I think where the show is really lacking is in its focus. The original shows (both Japan and America) benefited from the simplest of concepts: two chefs, one ingredient, five dishes... go! There wasn't a prize on the line, except the honor of being able to say you bested an Iron Chef, and that only really meant something once the shows had run for a few years and the chefs had built up a reputation for being really, really good. The whole thrill of the experience was simply to show you could work within the format and cook really solid dishes, especially against guys that did this on a weekly basis.
This new version dilutes the simplicity. As an example, having multiple ingredients instead of one means the ingredient doesn't get as much focus. Battle Tailgate has ribs as the secret ingredient, but it's rubs from every kind of animal you can think of, pig and beef and fish and more. With the chefs taking meat off the bones, grinding up ribs, and doing everything they can think of with all that meat, the ribs stopped being ribs and just started being "meat", and the whole essences of the ingredient was lost. That, along with the judges struggling to even define what a "tailgate" meal should be like, meant the concept of the cook was lost. The same thing happened with Battle Street Food, as the judges didn't seem to care if the dishes really were "street food", and again in Battle Farm where the ingredient was milk (of all kinds) and the "farm" concept was basically ignored entirely.
You get the sense the producers realized the whole "concept plus ingredients" shtick wasn't working as the concepts were ditched entirely by the mid point of this short, eight episode run. The ingredients got a bit more focused (chocolate, chili peppers, live sturgeon), and the challenges got more focus. The show really starts to get its feet after Battle Medieval as the producers clearly begin to figure out what worked and what didn't. Assuming this series gets a second season, the lessons learned here should help.
I will say, though, that the show needs to also figure out its chef format. Of the eight episodes in this first season, only five feature that traditional one-on-one cooking format of standard Iron Chef. The other three episodes were a two-on-two battle between the Iron Chefs themselves (which was fun, but totally lacked any stakes), a two-on-one battle between a pair of challengers and Iron Chef Ming Tsai (which seemed imbalanced against the Iron Chef), and then the final battle between the season's winner and all five Iron Chefs. This last episode was the most unfair as the challenger only got two sous chefs but all five Iron Chefs got to work together. The challenge was totally imbalanced, and not in a fun way.

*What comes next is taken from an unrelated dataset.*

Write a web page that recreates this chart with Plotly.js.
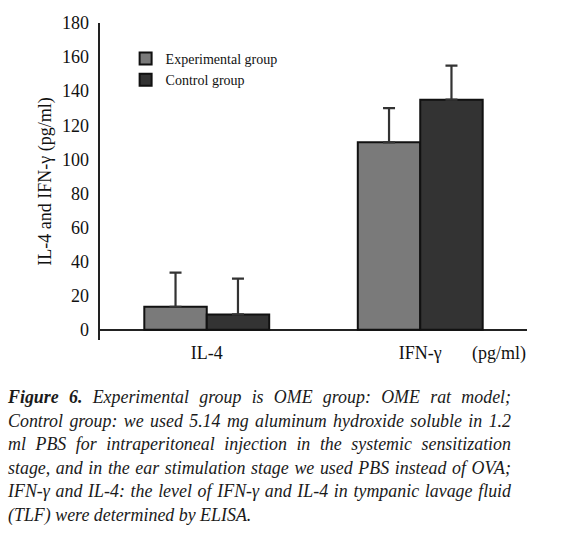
<!DOCTYPE html>
<html>
<head>
<meta charset="utf-8">
<script src="https://cdn.plot.ly/plotly-3.0.1.min.js"></script>
<style>
  html, body { margin: 0; padding: 0; background: #fff; }
  #wrap { position: relative; width: 573px; height: 541px; }
  #chart { position: absolute; left: 0; top: 0; width: 573px; height: 541px; }
  #caption { position: absolute; left: 8px; top: 386px; width: 503px;
    font-family: "Liberation Serif", "Times New Roman", serif; font-style: italic;
    font-size: 17.9px; line-height: 23.5px; color: #1a1a1a; }
  #caption div { text-align: justify; text-align-last: justify; white-space: normal; }
  #caption div.last { text-align: left; text-align-last: left; }
</style>
</head>
<body>
<div id="wrap">
  <div id="chart"></div>
  <div id="caption">
    <div><b>Figure 6.</b> Experimental group is OME group: OME rat model;</div>
    <div>Control group: we used 5.14 mg aluminum hydroxide soluble in 1.2</div>
    <div>ml PBS for intraperitoneal injection in the systemic sensitization</div>
    <div>stage, and in the ear stimulation stage we used PBS instead of OVA;</div>
    <div>IFN-γ and IL-4: the level of IFN-γ and IL-4 in tympanic lavage fluid</div>
    <div class="last">(TLF) were determined by ELISA.</div>
  </div>
</div>
<script>
const categories = ['IL-4', 'IFN-γ'];
const seriesNames = ['Experimental group', 'Control group'];
const expMeans = [13.5, 110];
const expErr = [20, 20];
const ctrlMeans = [9, 135];
const ctrlErr = [21, 20];
const yTicks = [0, 20, 40, 60, 80, 100, 120, 140, 160, 180];
const dividerTicks = [0.5, 1.5];
const unitLabel = '(pg/ml)';
const yTitle = 'IL-4 and IFN-γ (pg/ml)';

const serif = 'Liberation Serif, Times New Roman, serif';

function barTrace(name, vals, errs, color) {
  return {
    type: 'bar', name: name, x: categories, y: vals,
    marker: { color: color, line: { color: '#111', width: 2 } },
    error_y: { type: 'data', array: errs, arrayminus: errs.map(() => 0), symmetric: false,
      color: '#333', thickness: 2.2, width: 6 },
    hoverinfo: 'none'
  };
}

const data = [
  barTrace(seriesNames[0], expMeans, expErr, '#7a7a7a'),
  barTrace(seriesNames[1], ctrlMeans, ctrlErr, '#333333')
];

const layout = {
  width: 573, height: 541,
  margin: { l: 100, r: 46, t: 23, b: 201 },
  paper_bgcolor: '#fff', plot_bgcolor: '#fff',
  barmode: 'group', bargap: 0.415, bargroupgap: 0,
  font: { family: serif, size: 18, color: '#111' },
  showlegend: true,
  legend: { x: 0.06, xanchor: 'left', y: 0.937, yanchor: 'top',
    font: { family: serif, size: 14, color: '#111' }, bgcolor: 'rgba(0,0,0,0)' },
  xaxis: {
    type: 'category', range: [-0.5, 1.5], showline: false, ticks: '',
    showgrid: false, zeroline: false, tickfont: { family: serif, size: 18, color: '#111' }
  },
  xaxis2: {
    type: 'linear', overlaying: 'x', anchor: 'free', position: 6 / 186, range: [-0.5, 1.5],
    tickvals: dividerTicks, ticks: 'inside', ticklen: 9, tickwidth: 2.2, tickcolor: '#333',
    showticklabels: false, showgrid: false, zeroline: false, showline: false
  },
  yaxis: {
    range: [-6, 180], tickvals: yTicks, ticks: '', ticklabelstandoff: 5,
    showgrid: false, showline: true, linecolor: '#222', linewidth: 2.5,
    zeroline: true, zerolinecolor: '#222', zerolinewidth: 2.2,
    tickfont: { family: serif, size: 18, color: '#111' },
    title: { text: yTitle, font: { family: serif, size: 18, color: '#111' }, standoff: 6 }
  },
  annotations: [{
    text: unitLabel, xref: 'x', yref: 'paper', x: 1.37, y: 0, yanchor: 'top', yshift: -1,
    showarrow: false, font: { family: serif, size: 18, color: '#111' }
  }]
};

Plotly.newPlot('chart', data, layout, { displayModeBar: false, staticPlot: true });
</script>
</body>
</html>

It does all get down to finding balance. The show has a lot of ideas, many of which seem to have been added in a "more is more" approach for the show. More ingredients, more challenges, more challengers! What really works about the show isn't all these weird extras added on, it's the thrill of watching two good chefs go head to head. When we get that, Iron Chef: Quest for an Iron Legend really sings. Everything else about this new production, all the extra fiddly bits, just gets in the way of that pure magic. Hopefully, if Netflix lets this show have a second season, we'll see a more focused version emerge victorious.